Sarah and the Captain are given time to really show us how they’ve been changed from the events of Orphan Monster Spy. Not only do we see individual development, but there’s plenty of evolution to the dynamic of the relationship of the pair.
What I enjoyed most about this story, was Sarah’s narrative about her growing up. It makes an interesting change to have a character of her age express something other that a wish to grow up. While it may appear like fear on the service, it very quickly becomes clear that it’s a lot more complex than that. It also makes for a very interesting dynamic between Sarah and several other female characters that appear.

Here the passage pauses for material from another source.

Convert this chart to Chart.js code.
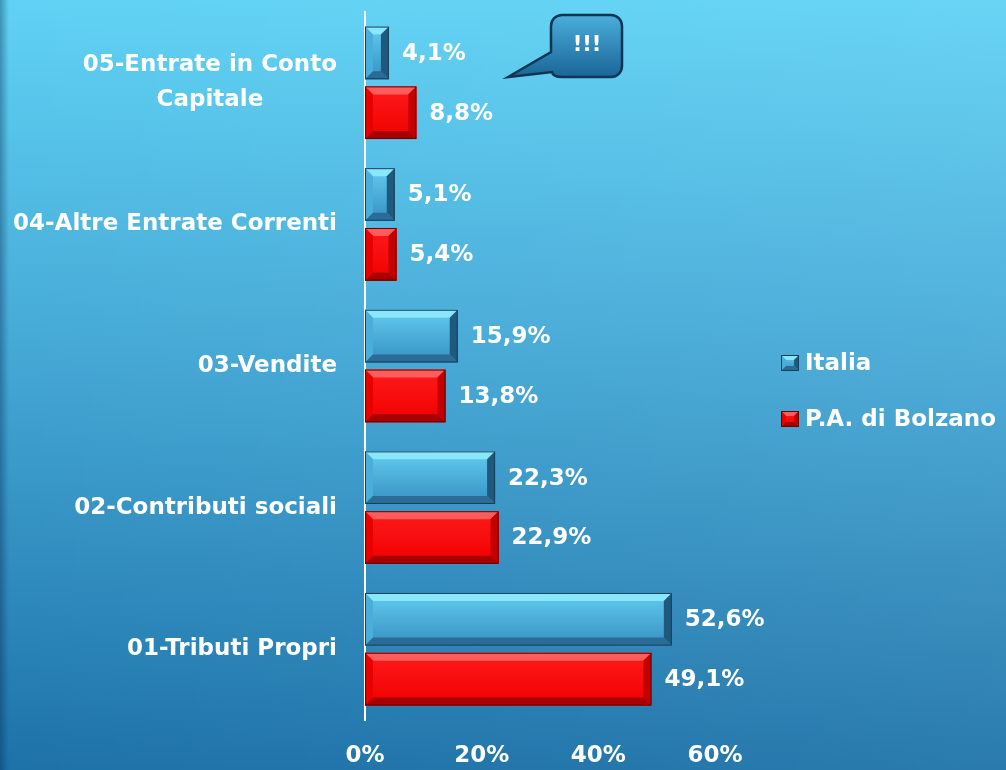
<!DOCTYPE html>
<html>
<head>
<meta charset="utf-8">
<script src="https://cdn.jsdelivr.net/npm/chart.js@4.4.0/dist/chart.umd.min.js"></script>
<style>
html,body{margin:0;padding:0;background:#3a9acb;}
#wrap{width:1006px;height:770px;position:relative;}
</style>
</head>
<body>
<div id="wrap"><canvas id="c"></canvas></div>
<script>
// ---- data ----
const categories = [
  ['05-Entrate in Conto', 'Capitale'],
  '04-Altre Entrate Correnti',
  '03-Vendite',
  '02-Contributi sociali',
  '01-Tributi Propri'
];
const seriesNames = ['Italia', 'P.A. di Bolzano'];
const italia = [4.1, 5.1, 15.9, 22.3, 52.6];
const bolzano = [8.8, 5.4, 13.8, 22.9, 49.1];
const xTicks = [0, 20, 40, 60];
const calloutText = '!!!';

const FONT = '"DejaVu Sans", "Liberation Sans", sans-serif';

const styles = [
  {face0:'#62ccef', face1:'#3690c2', top:'#8ae6fb', bottom:'#2a6c96', right:'#1f5a7e', left:'#4aaedb', edge:'#173f5a', legend:'#3a94c4'},
  {face0:'#ff1a1a', face1:'#f00000', top:'#ff5c5c', bottom:'#a60000', right:'#c20000', left:'#e80000', edge:'#6a0000', legend:'#ff0000'}
];

function bevel(ctx, x0, y0, x1, y1, s, bmax) {
  const w = x1 - x0, h = y1 - y0;
  const b = Math.min(bmax, w / 2, h / 2);
  const g = ctx.createLinearGradient(0, y0, 0, y1);
  g.addColorStop(0, s.face0); g.addColorStop(1, s.face1);
  ctx.fillStyle = g; ctx.fillRect(x0, y0, w, h);
  const poly = (pts, col) => {
    ctx.beginPath(); ctx.moveTo(pts[0][0], pts[0][1]);
    for (let i = 1; i < pts.length; i++) ctx.lineTo(pts[i][0], pts[i][1]);
    ctx.closePath(); ctx.fillStyle = col; ctx.fill();
  };
  poly([[x0,y0],[x1,y0],[x1-b,y0+b],[x0+b,y0+b]], s.top);
  poly([[x0,y0],[x0+b,y0+b],[x0+b,y1-b],[x0,y1]], s.left);
  poly([[x1,y0],[x1,y1],[x1-b,y1-b],[x1-b,y0+b]], s.right);
  poly([[x0,y1],[x1,y1],[x1-b,y1-b],[x0+b,y1-b]], s.bottom);
  ctx.strokeStyle = s.edge; ctx.lineWidth = 1;
  ctx.strokeRect(x0 + 0.5, y0 + 0.5, w - 1, h - 1);
}

const bgPlugin = {
  id: 'bg',
  beforeDraw(chart) {
    const {ctx, width, height} = chart;
    ctx.save();
    const g = ctx.createLinearGradient(0, 0, 0, height);
    g.addColorStop(0, '#60d2f4');
    g.addColorStop(0.45, '#45a9d6');
    g.addColorStop(1, '#1d72a8');
    ctx.fillStyle = g; ctx.fillRect(0, 0, width, height);
    const h = ctx.createLinearGradient(0, 0, width, 0);
    h.addColorStop(0, 'rgba(255,255,255,0)');
    h.addColorStop(1, 'rgba(255,255,255,0.06)');
    ctx.fillStyle = h; ctx.fillRect(0, 0, width, height);
    const l = ctx.createLinearGradient(0, 0, 9, 0);
    l.addColorStop(0, 'rgba(0,30,70,0.35)');
    l.addColorStop(1, 'rgba(0,30,70,0)');
    ctx.fillStyle = l; ctx.fillRect(0, 0, 9, height);
    ctx.restore();
  }
};

const decoPlugin = {
  id: 'deco',
  afterDatasetsDraw(chart) {
    const ctx = chart.ctx;
    ctx.save();
    chart.data.datasets.forEach((ds, di) => {
      const meta = chart.getDatasetMeta(di);
      meta.data.forEach((bar, i) => {
        const x0 = Math.min(bar.base, bar.x), x1 = Math.max(bar.base, bar.x);
        const y0 = bar.y - bar.height / 2, y1 = bar.y + bar.height / 2;
        bevel(ctx, x0, y0, x1, y1, styles[di], 8);
        ctx.fillStyle = '#ffffff';
        ctx.font = 'bold 23px ' + FONT;
        ctx.textAlign = 'left'; ctx.textBaseline = 'middle';
        const v = ds.data[i];
        ctx.fillText(v.toFixed(1).replace('.', ',') + '%', x1 + 13, bar.y + 1);
      });
    });
    ctx.restore();
  },
  afterDraw(chart) {
    const ctx = chart.ctx;
    const ys = chart.scales.y;
    ctx.save();
    // category labels
    ctx.fillStyle = '#ffffff';
    ctx.font = 'bold 23px ' + FONT;
    ctx.textBaseline = 'middle';
    ctx.textAlign = 'center';
    chart.data.labels.forEach((lab, i) => {
      const lines = Array.isArray(lab) ? lab : [lab];
      const w = Math.max(...lines.map(t => ctx.measureText(t).width));
      const cx = 337 - w / 2;
      const yc = ys.getPixelForValue(i);
      const lh = 35;
      lines.forEach((t, k) => {
        ctx.fillText(t, cx, yc + (k - (lines.length - 1) / 2) * lh);
      });
    });
    // legend
    const ly = [363, 419];
    chart.data.datasets.forEach((ds, di) => {
      const bx = 781, by = ly[di] - 8;
      bevel(ctx, bx, by, bx + 18, by + 16, styles[di], 5);
      ctx.fillStyle = '#ffffff';
      ctx.font = 'bold 23px ' + FONT;
      ctx.textAlign = 'left'; ctx.textBaseline = 'middle';
      ctx.fillText(ds.label, 805, ly[di] + 1);
    });
    // callout
    const L = 551, R = 622, T = 15, B = 77, r = 11;
    ctx.beginPath();
    ctx.moveTo(L + r, T);
    ctx.lineTo(R - r, T);
    ctx.arcTo(R, T, R, T + r, r);
    ctx.lineTo(R, B - r);
    ctx.arcTo(R, B, R - r, B, r);
    ctx.lineTo(L + r, B);
    ctx.quadraticCurveTo(L + 2, B, L + 1, 72);
    ctx.lineTo(508, 77);
    ctx.lineTo(L, 52);
    ctx.lineTo(L, T + r);
    ctx.arcTo(L, T, L + r, T, r);
    ctx.closePath();
    const g = ctx.createLinearGradient(0, T, 0, B);
    g.addColorStop(0, '#4aaedb'); g.addColorStop(1, '#1a6598');
    ctx.fillStyle = g; ctx.fill();
    ctx.strokeStyle = '#0e3552'; ctx.lineWidth = 2.5; ctx.stroke();
    ctx.fillStyle = '#ffffff';
    ctx.font = 'bold 21px ' + FONT;
    ctx.textAlign = 'center'; ctx.textBaseline = 'middle';
    ctx.fillText(calloutText, 587, 46);
    ctx.restore();
  }
};

new Chart(document.getElementById('c'), {
  type: 'bar',
  data: {
    labels: categories,
    datasets: [
      {label: seriesNames[0], data: italia, backgroundColor: styles[0].legend, borderWidth: 0},
      {label: seriesNames[1], data: bolzano, backgroundColor: styles[1].legend, borderWidth: 0}
    ]
  },
  options: {
    indexAxis: 'y',
    responsive: true,
    maintainAspectRatio: false,
    animation: false,
    categoryPercentage: 0.845,
    barPercentage: 0.88,
    layout: {padding: {top: 12, left: 0, right: 291, bottom: 0}},
    plugins: {legend: {display: false}, tooltip: {enabled: false}},
    scales: {
      x: {
        min: 0, max: 60,
        afterBuildTicks(scale) { scale.ticks = xTicks.map(v => ({value: v})); },
        afterFit(scale) { scale.height = 50; },
        grid: {display: false, drawTicks: false},
        border: {display: false},
        ticks: {
          color: '#ffffff', padding: 22,
          font: {family: FONT, weight: 'bold', size: 23},
          callback: v => v + '%'
        }
      },
      y: {
        afterFit(scale) { scale.width = 365; },
        grid: {display: false, drawTicks: false},
        border: {display: true, color: '#ffffff', width: 2},
        ticks: {display: false}
      }
    }
  },
  plugins: [bgPlugin, decoPlugin]
});
</script>
</body>
</html>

The plot centres around a new mission for the Captain and Sarah. One that reads well as a stand alone but, much like a good cheese and wine, is complimented and added to with its previous instalment: Orphan, Monster, Spy.
Our familiar characters are sent to Africa in order to seize what is believed to be a new weapon that’s come about from experiments of germ warfare. Along the way, we meet rogues, traitors and people who aren’t all what they seem.
You won’t get a second to breath as this high-speed thriller brings you to a part of the war that you may not be familiar with. There’s nothing better than a book with a message and a lesson in history.
I love Killeen’s narrative. His way with words is incredible and is able to pull me so far in I feel like I’m wearing VR and actually taking a role in the unfolding story. Despite being written in the first person, Sarah’s emotions leap off the page. It’s crafted, its fiction that’s rooted in a challenging history that only Killeen could make work.
It’s a writing style I would love to have many books to read. Equally, he could make me wait longer than J RR Martin and I’d still be grateful of anything that comes my way.